Geaux Therefore

The Official Blog of NOBTS and Leavell College

on Tuesday, December 7, 2021

Snow seems to be part and parcel for how we celebrate Christmas. Wherever you look, snow is part of the Christmas theme whether it is found on Christmas cards, decorations in stores, or in the movies.  

It’s true, few things in nature are as peaceful as an idyllic scene blanketed in snow or homes as lightly falling snow magically makes Christmas lights “twinkle.”

But for those of us who grew up in the cold north, snow has a harsh side and it is anything but magical. In fact, it can be terrifying—bitter cold, freezing temperatures, ice that gives way on lakes and waterways, and cars that slide off the road. 

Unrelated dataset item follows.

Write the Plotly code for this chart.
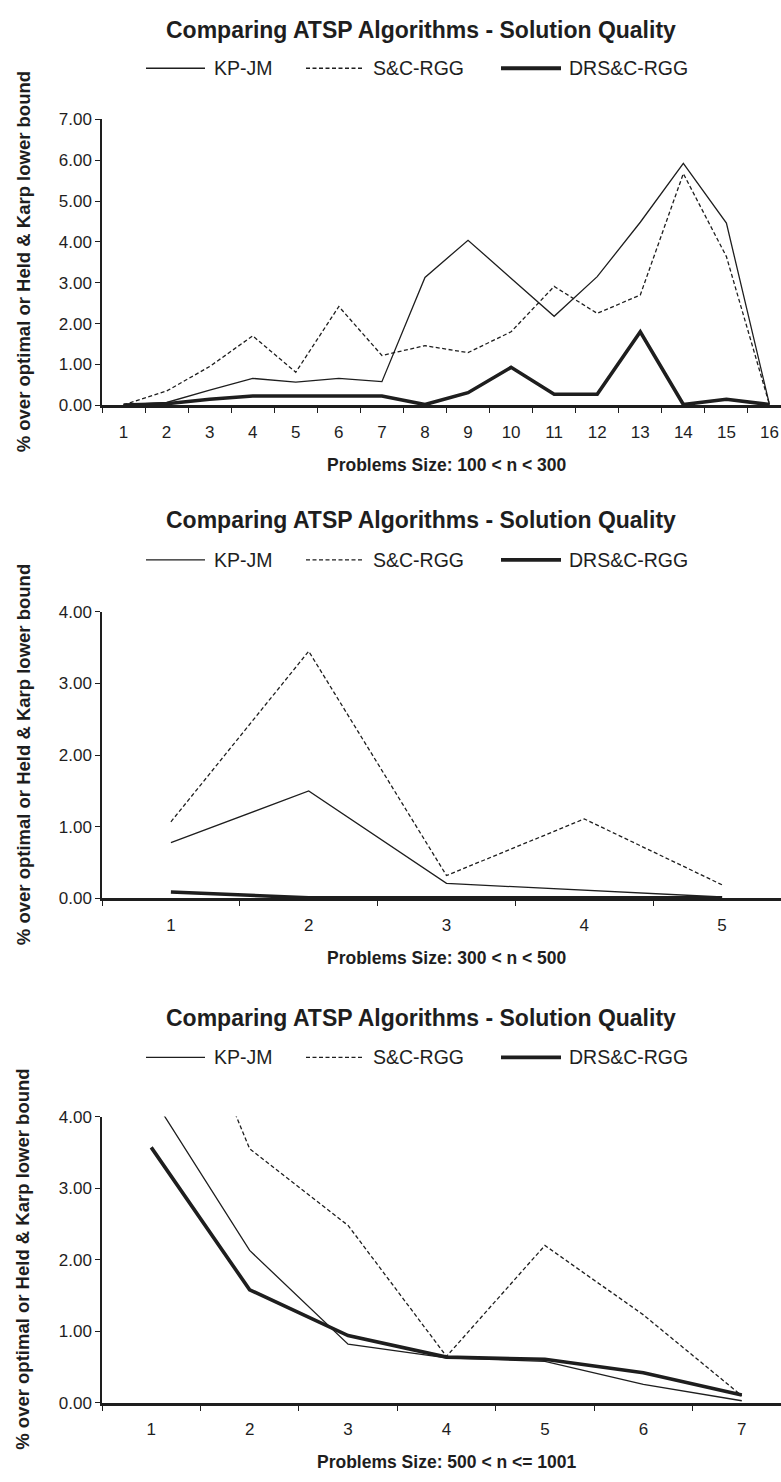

And, similar to how snow must be feared as well as appreciated, the birth of a babe in the manger has a “terrifying” side.

A.W. Tozer describes the birth of Christ as “the wonder story of all lands and all ages,” even calling it “the most beautiful story in human language.” But he doesn’t stop there. He adds, the Christmas story is “beautiful but terrible.”[1]

How strange that statement first seems in a culture that sees Christmas as a time for giving gifts and getting along, or, as the movies say, “Christmas magic” where all the year’s troubles end on a happy note. What could be terrible about a newborn baby?

N.T. Wright wrote that a skeptic once said to him, “I’ve finally worked out why people like Christmas. A baby threatens no one, so the whole thing is a happy event which means nothing at all.”

Wright responded that he was “dumbfounded” by the man’s statement. Herod was so threatened by the baby in the manger that he ordered the slaughter of young children to stop Him. Within a generation of Jesus’ birth, the Roman emperor ordered the persecution of the followers of this sweet baby. Jesus’ coming, Wright explained, was most definitely not a “happy event” for those in power.

“Whatever else you say about Jesus, from his birth onwards, people certainly found him a threat. He upset their power-games, and suffered the usual fate of people who do that.”[2]

Tozer goes to the heart of the matter by pointing to the terrifying reason Christ came in human flesh--it was a rescue! Jesus came because of the “total moral and spiritual disaster that had engulfed the human race.” Tozer writes:

Now we cannot think of the coming of our Savior to the world apart from this … This is the story of a rescue, not a rescue team, but of one who came alone to rescue mankind and thus fulfill God’s ancient purpose in sovereign grace, the sending of a Rescuer. Save is the word we use and it means the same thing: to save the world and to redeem men who had been caught in this disaster and engulfed in this woe.[3]

The story of the baby in the manger is one of beauty and terror. Jesus came to rescue us and that is the reason we celebrate.

In his Advent book, Tozer looks to the cross and bemoans the fact that believers do not long for Christ’s return. One reason we fail to yearn for Christ to return is that we have “emphasized the utility of the cross rather than the beauty of the One who died on it … the work of Christ has been stressed until it has eclipsed the person of Christ.”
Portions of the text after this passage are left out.